Entries with chart source code:
----------------------------------------

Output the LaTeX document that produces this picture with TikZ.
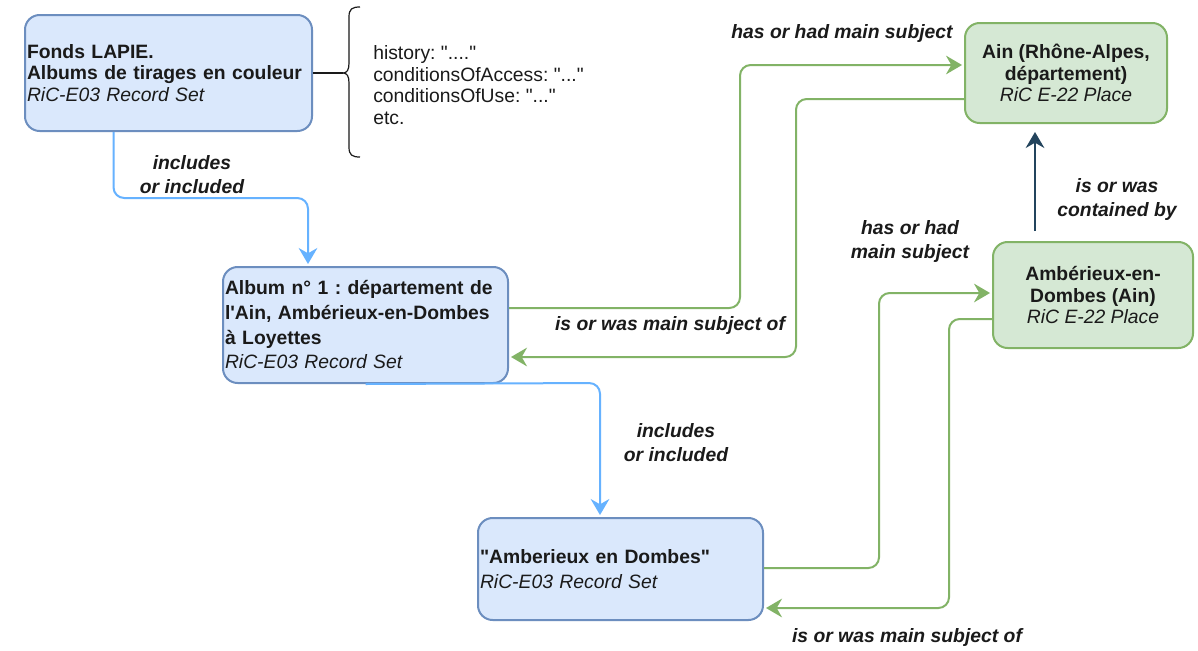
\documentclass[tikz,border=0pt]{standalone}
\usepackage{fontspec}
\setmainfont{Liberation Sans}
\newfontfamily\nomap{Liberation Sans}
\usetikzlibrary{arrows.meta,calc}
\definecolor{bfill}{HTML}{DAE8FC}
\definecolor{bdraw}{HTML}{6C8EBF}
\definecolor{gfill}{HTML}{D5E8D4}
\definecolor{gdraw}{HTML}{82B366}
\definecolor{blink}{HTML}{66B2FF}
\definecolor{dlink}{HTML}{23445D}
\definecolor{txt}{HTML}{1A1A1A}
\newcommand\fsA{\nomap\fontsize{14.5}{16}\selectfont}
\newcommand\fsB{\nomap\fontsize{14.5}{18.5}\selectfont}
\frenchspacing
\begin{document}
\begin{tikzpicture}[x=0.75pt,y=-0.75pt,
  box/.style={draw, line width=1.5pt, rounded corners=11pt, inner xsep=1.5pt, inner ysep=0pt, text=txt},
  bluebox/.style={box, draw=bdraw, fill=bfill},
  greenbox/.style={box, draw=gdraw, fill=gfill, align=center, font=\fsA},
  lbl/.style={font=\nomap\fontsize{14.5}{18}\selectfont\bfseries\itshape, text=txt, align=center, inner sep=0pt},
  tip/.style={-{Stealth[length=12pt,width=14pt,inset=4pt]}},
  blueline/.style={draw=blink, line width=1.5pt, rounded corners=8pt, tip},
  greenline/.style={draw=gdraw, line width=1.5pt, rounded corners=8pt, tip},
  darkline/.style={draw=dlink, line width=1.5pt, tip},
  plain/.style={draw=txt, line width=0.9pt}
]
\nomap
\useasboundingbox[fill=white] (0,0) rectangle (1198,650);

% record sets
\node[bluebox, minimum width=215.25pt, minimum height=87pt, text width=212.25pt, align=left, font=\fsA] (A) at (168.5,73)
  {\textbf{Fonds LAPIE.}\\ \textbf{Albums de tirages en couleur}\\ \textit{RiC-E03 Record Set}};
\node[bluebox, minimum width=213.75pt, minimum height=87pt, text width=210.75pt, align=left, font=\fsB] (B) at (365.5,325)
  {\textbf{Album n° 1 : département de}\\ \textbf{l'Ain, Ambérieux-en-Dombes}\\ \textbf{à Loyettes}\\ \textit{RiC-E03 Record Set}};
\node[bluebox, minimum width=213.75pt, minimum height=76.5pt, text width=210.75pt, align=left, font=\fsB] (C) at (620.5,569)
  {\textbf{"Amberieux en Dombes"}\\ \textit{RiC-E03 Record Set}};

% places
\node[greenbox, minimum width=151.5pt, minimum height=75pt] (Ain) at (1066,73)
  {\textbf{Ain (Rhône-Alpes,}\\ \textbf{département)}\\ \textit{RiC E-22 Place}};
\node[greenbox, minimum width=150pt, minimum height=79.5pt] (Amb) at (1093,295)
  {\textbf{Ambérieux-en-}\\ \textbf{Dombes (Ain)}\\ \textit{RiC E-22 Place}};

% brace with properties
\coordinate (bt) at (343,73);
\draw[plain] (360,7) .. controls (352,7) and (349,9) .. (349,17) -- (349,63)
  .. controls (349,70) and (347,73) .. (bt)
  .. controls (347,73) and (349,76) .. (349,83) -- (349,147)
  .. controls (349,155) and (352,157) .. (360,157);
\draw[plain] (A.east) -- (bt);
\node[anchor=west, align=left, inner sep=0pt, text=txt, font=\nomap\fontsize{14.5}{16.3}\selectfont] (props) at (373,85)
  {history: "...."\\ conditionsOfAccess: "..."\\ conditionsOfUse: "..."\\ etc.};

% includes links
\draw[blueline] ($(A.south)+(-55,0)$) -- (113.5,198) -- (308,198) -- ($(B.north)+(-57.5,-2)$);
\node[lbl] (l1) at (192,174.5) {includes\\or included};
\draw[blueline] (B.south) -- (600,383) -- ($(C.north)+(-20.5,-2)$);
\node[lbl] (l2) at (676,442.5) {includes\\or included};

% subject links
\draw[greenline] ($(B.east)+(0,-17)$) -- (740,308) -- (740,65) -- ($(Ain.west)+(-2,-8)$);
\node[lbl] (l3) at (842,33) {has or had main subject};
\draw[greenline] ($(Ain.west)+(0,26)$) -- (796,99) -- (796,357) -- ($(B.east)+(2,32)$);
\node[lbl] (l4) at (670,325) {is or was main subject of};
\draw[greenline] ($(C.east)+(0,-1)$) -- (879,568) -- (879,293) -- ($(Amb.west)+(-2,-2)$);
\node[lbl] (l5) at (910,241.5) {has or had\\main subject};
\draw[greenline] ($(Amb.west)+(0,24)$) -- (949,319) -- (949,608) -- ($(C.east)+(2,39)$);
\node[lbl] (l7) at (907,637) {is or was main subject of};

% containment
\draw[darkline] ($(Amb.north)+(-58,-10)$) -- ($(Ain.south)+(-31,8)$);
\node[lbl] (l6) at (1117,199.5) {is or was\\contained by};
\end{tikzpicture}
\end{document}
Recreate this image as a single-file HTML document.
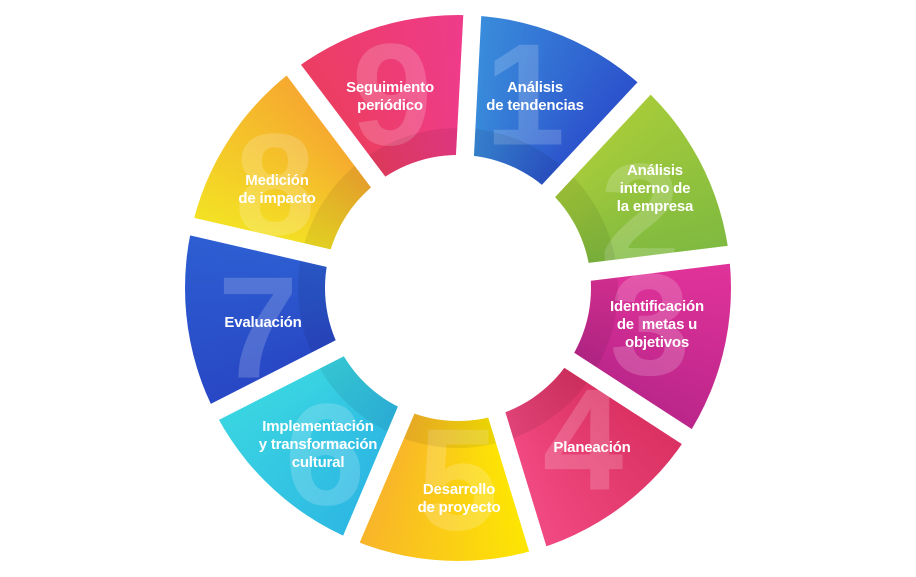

----------------------------------------

### Job
From the entries above, output every line exactly and omit any image.

### Written response
Output the LaTeX document that produces this picture with TikZ.
\documentclass[tikz,border=0pt]{standalone}
\usepackage{fontspec}
\setmainfont{Liberation Sans}
\newfontfamily\nomap{Liberation Sans}
\usetikzlibrary{arrows.meta,calc}
\definecolor{bfill}{HTML}{DAE8FC}
\definecolor{bdraw}{HTML}{6C8EBF}
\definecolor{gfill}{HTML}{D5E8D4}
\definecolor{gdraw}{HTML}{82B366}
\definecolor{blink}{HTML}{66B2FF}
\definecolor{dlink}{HTML}{23445D}
\definecolor{txt}{HTML}{1A1A1A}
\newcommand\fsA{\nomap\fontsize{14.5}{16}\selectfont}
\newcommand\fsB{\nomap\fontsize{14.5}{18.5}\selectfont}
\frenchspacing
\begin{document}
\begin{tikzpicture}[x=0.75pt,y=-0.75pt,
  box/.style={draw, line width=1.5pt, rounded corners=11pt, inner xsep=1.5pt, inner ysep=0pt, text=txt},
  bluebox/.style={box, draw=bdraw, fill=bfill},
  greenbox/.style={box, draw=gdraw, fill=gfill, align=center, font=\fsA},
  lbl/.style={font=\nomap\fontsize{14.5}{18}\selectfont\bfseries\itshape, text=txt, align=center, inner sep=0pt},
  tip/.style={-{Stealth[length=12pt,width=14pt,inset=4pt]}},
  blueline/.style={draw=blink, line width=1.5pt, rounded corners=8pt, tip},
  greenline/.style={draw=gdraw, line width=1.5pt, rounded corners=8pt, tip},
  darkline/.style={draw=dlink, line width=1.5pt, tip},
  plain/.style={draw=txt, line width=0.9pt}
]
\nomap
\useasboundingbox[fill=white] (0,0) rectangle (1198,650);

% record sets
\node[bluebox, minimum width=215.25pt, minimum height=87pt, text width=212.25pt, align=left, font=\fsA] (A) at (168.5,73)
  {\textbf{Fonds LAPIE.}\\ \textbf{Albums de tirages en couleur}\\ \textit{RiC-E03 Record Set}};
\node[bluebox, minimum width=213.75pt, minimum height=87pt, text width=210.75pt, align=left, font=\fsB] (B) at (365.5,325)
  {\textbf{Album n° 1 : département de}\\ \textbf{l'Ain, Ambérieux-en-Dombes}\\ \textbf{à Loyettes}\\ \textit{RiC-E03 Record Set}};
\node[bluebox, minimum width=213.75pt, minimum height=76.5pt, text width=210.75pt, align=left, font=\fsB] (C) at (620.5,569)
  {\textbf{"Amberieux en Dombes"}\\ \textit{RiC-E03 Record Set}};

% places
\node[greenbox, minimum width=151.5pt, minimum height=75pt] (Ain) at (1066,73)
  {\textbf{Ain (Rhône-Alpes,}\\ \textbf{département)}\\ \textit{RiC E-22 Place}};
\node[greenbox, minimum width=150pt, minimum height=79.5pt] (Amb) at (1093,295)
  {\textbf{Ambérieux-en-}\\ \textbf{Dombes (Ain)}\\ \textit{RiC E-22 Place}};

% brace with properties
\coordinate (bt) at (343,73);
\draw[plain] (360,7) .. controls (352,7) and (349,9) .. (349,17) -- (349,63)
  .. controls (349,70) and (347,73) .. (bt)
  .. controls (347,73) and (349,76) .. (349,83) -- (349,147)
  .. controls (349,155) and (352,157) .. (360,157);
\draw[plain] (A.east) -- (bt);
\node[anchor=west, align=left, inner sep=0pt, text=txt, font=\nomap\fontsize{14.5}{16.3}\selectfont] (props) at (373,85)
  {history: "...."\\ conditionsOfAccess: "..."\\ conditionsOfUse: "..."\\ etc.};

% includes links
\draw[blueline] ($(A.south)+(-55,0)$) -- (113.5,198) -- (308,198) -- ($(B.north)+(-57.5,-2)$);
\node[lbl] (l1) at (192,174.5) {includes\\or included};
\draw[blueline] (B.south) -- (600,383) -- ($(C.north)+(-20.5,-2)$);
\node[lbl] (l2) at (676,442.5) {includes\\or included};

% subject links
\draw[greenline] ($(B.east)+(0,-17)$) -- (740,308) -- (740,65) -- ($(Ain.west)+(-2,-8)$);
\node[lbl] (l3) at (842,33) {has or had main subject};
\draw[greenline] ($(Ain.west)+(0,26)$) -- (796,99) -- (796,357) -- ($(B.east)+(2,32)$);
\node[lbl] (l4) at (670,325) {is or was main subject of};
\draw[greenline] ($(C.east)+(0,-1)$) -- (879,568) -- (879,293) -- ($(Amb.west)+(-2,-2)$);
\node[lbl] (l5) at (910,241.5) {has or had\\main subject};
\draw[greenline] ($(Amb.west)+(0,24)$) -- (949,319) -- (949,608) -- ($(C.east)+(2,39)$);
\node[lbl] (l7) at (907,637) {is or was main subject of};

% containment
\draw[darkline] ($(Amb.north)+(-58,-10)$) -- ($(Ain.south)+(-31,8)$);
\node[lbl] (l6) at (1117,199.5) {is or was\\contained by};
\end{tikzpicture}
\end{document}
Recreate this image as a single-file HTML document.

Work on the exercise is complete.